[To be done] Can you transcribe every entry word for word, skipping the images?

[Record list]
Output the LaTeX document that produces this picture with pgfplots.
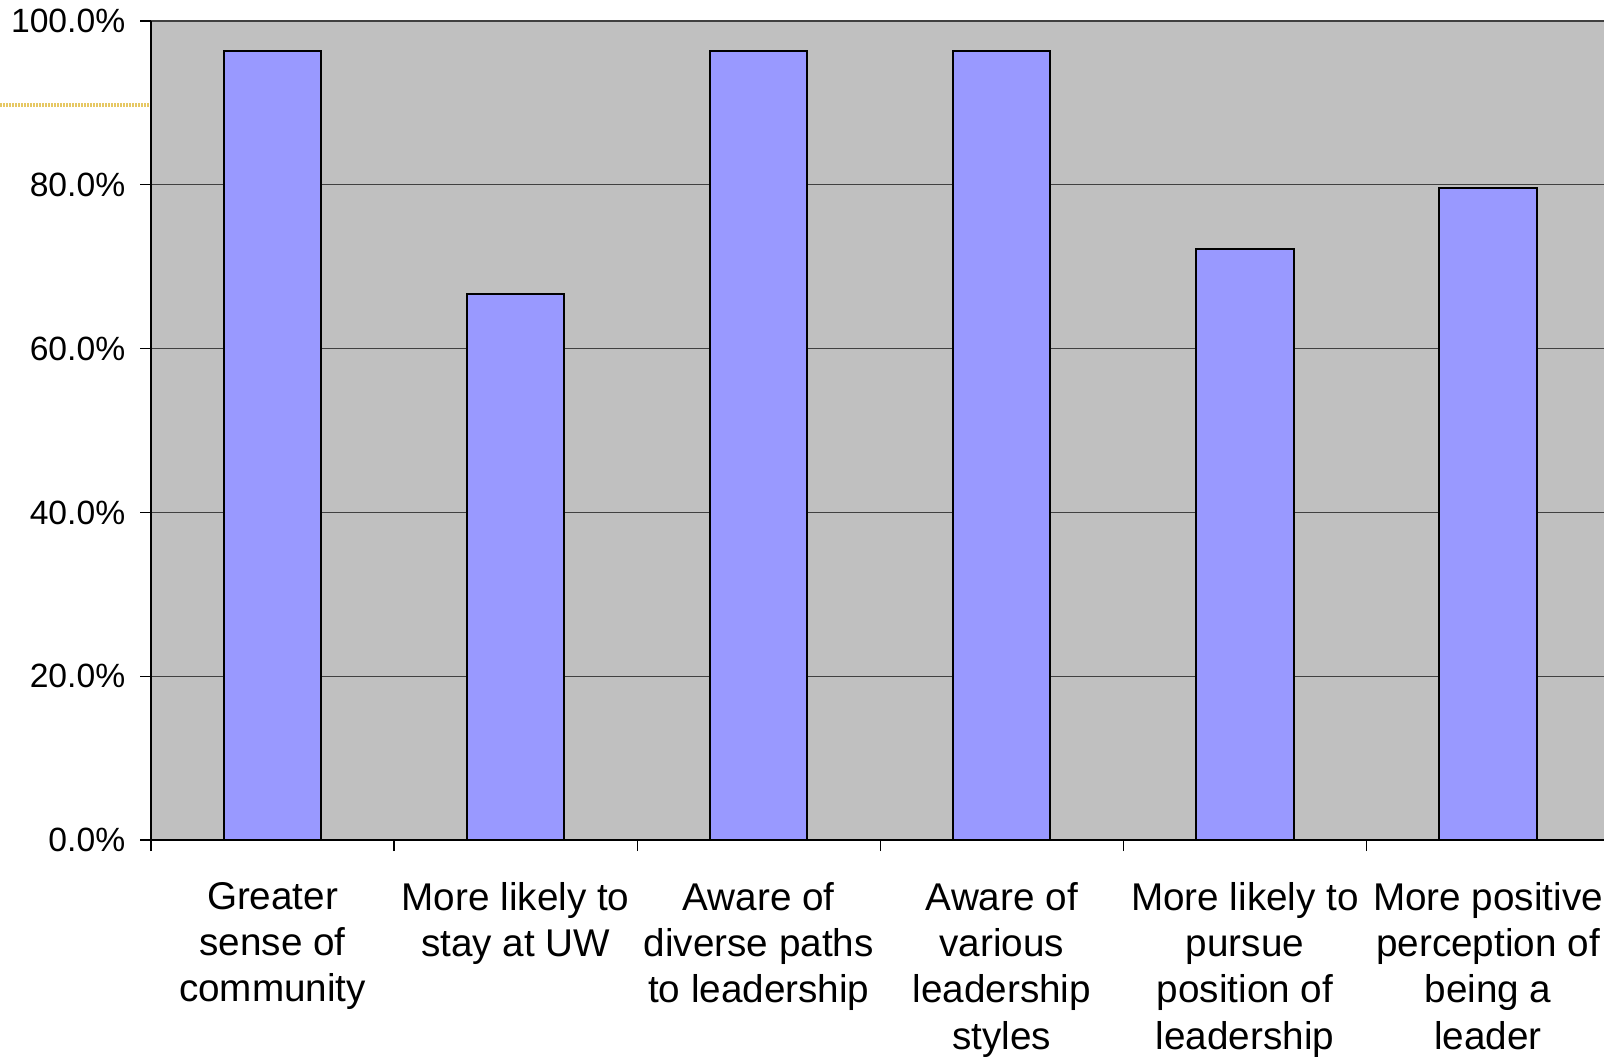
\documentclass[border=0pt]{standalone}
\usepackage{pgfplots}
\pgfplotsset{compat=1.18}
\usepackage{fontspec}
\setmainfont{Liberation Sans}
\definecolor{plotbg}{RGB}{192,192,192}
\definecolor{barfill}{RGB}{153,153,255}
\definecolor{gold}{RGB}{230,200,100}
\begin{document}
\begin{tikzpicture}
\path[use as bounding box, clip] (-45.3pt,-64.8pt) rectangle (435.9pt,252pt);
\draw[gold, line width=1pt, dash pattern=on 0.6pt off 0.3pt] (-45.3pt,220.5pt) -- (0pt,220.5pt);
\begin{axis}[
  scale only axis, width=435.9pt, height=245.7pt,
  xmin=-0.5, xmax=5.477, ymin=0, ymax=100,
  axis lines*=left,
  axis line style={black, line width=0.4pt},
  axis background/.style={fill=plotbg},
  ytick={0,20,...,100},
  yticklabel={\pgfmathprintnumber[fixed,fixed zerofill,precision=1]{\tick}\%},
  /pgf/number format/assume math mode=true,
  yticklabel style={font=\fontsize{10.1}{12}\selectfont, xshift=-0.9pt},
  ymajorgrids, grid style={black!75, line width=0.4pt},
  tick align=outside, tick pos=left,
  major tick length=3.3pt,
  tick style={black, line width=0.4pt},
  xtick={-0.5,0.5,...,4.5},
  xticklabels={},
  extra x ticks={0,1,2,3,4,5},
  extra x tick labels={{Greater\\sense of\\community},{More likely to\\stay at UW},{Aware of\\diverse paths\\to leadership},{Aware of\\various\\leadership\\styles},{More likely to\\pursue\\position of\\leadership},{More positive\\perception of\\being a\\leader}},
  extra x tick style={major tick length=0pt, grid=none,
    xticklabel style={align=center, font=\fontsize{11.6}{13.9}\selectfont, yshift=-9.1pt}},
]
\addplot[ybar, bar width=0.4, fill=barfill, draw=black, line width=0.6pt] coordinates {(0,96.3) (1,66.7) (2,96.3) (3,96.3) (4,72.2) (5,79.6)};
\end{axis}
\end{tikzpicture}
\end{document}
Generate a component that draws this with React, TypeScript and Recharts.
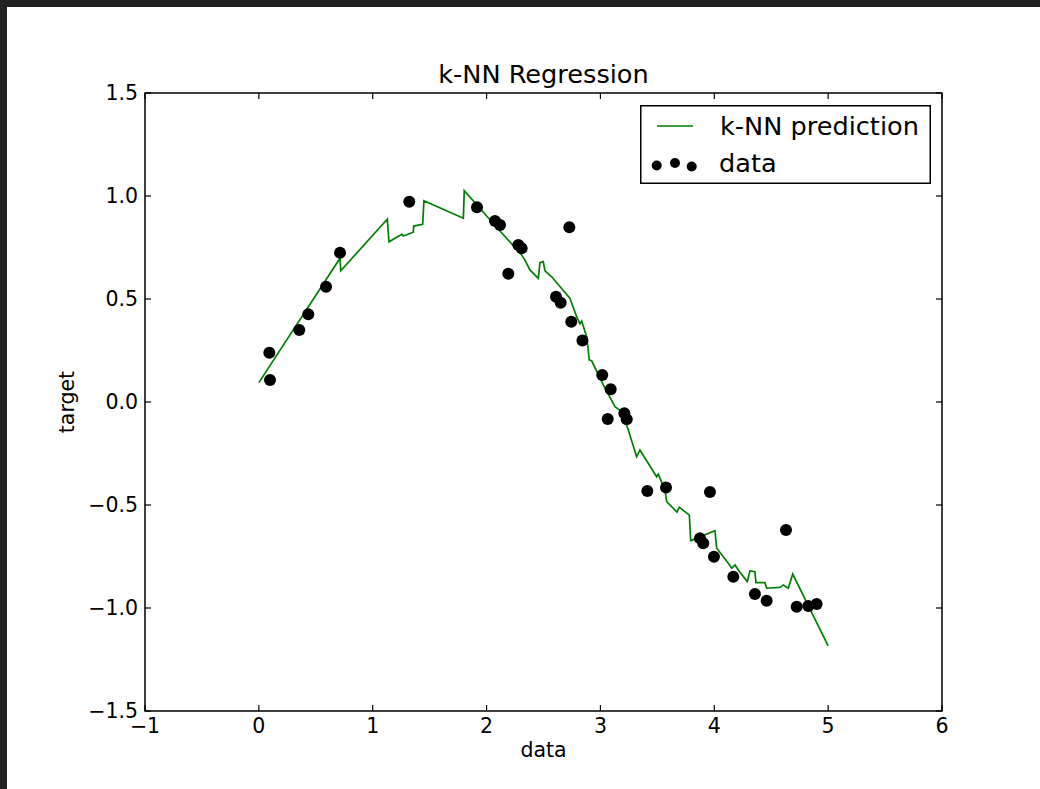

[Result of this task]
Output the LaTeX document that produces this picture with pgfplots.
\documentclass[border=0pt]{standalone}
\usepackage{pgfplots}
\pgfplotsset{compat=1.18}
\usepackage{fontspec}
\setmainfont{Liberation Sans}
\definecolor{plotbg}{RGB}{192,192,192}
\definecolor{barfill}{RGB}{153,153,255}
\definecolor{gold}{RGB}{230,200,100}
\begin{document}
\begin{tikzpicture}
\path[use as bounding box, clip] (-45.3pt,-64.8pt) rectangle (435.9pt,252pt);
\draw[gold, line width=1pt, dash pattern=on 0.6pt off 0.3pt] (-45.3pt,220.5pt) -- (0pt,220.5pt);
\begin{axis}[
  scale only axis, width=435.9pt, height=245.7pt,
  xmin=-0.5, xmax=5.477, ymin=0, ymax=100,
  axis lines*=left,
  axis line style={black, line width=0.4pt},
  axis background/.style={fill=plotbg},
  ytick={0,20,...,100},
  yticklabel={\pgfmathprintnumber[fixed,fixed zerofill,precision=1]{\tick}\%},
  /pgf/number format/assume math mode=true,
  yticklabel style={font=\fontsize{10.1}{12}\selectfont, xshift=-0.9pt},
  ymajorgrids, grid style={black!75, line width=0.4pt},
  tick align=outside, tick pos=left,
  major tick length=3.3pt,
  tick style={black, line width=0.4pt},
  xtick={-0.5,0.5,...,4.5},
  xticklabels={},
  extra x ticks={0,1,2,3,4,5},
  extra x tick labels={{Greater\\sense of\\community},{More likely to\\stay at UW},{Aware of\\diverse paths\\to leadership},{Aware of\\various\\leadership\\styles},{More likely to\\pursue\\position of\\leadership},{More positive\\perception of\\being a\\leader}},
  extra x tick style={major tick length=0pt, grid=none,
    xticklabel style={align=center, font=\fontsize{11.6}{13.9}\selectfont, yshift=-9.1pt}},
]
\addplot[ybar, bar width=0.4, fill=barfill, draw=black, line width=0.6pt] coordinates {(0,96.3) (1,66.7) (2,96.3) (3,96.3) (4,72.2) (5,79.6)};
\end{axis}
\end{tikzpicture}
\end{document}
Generate a component that draws this with React, TypeScript and Recharts.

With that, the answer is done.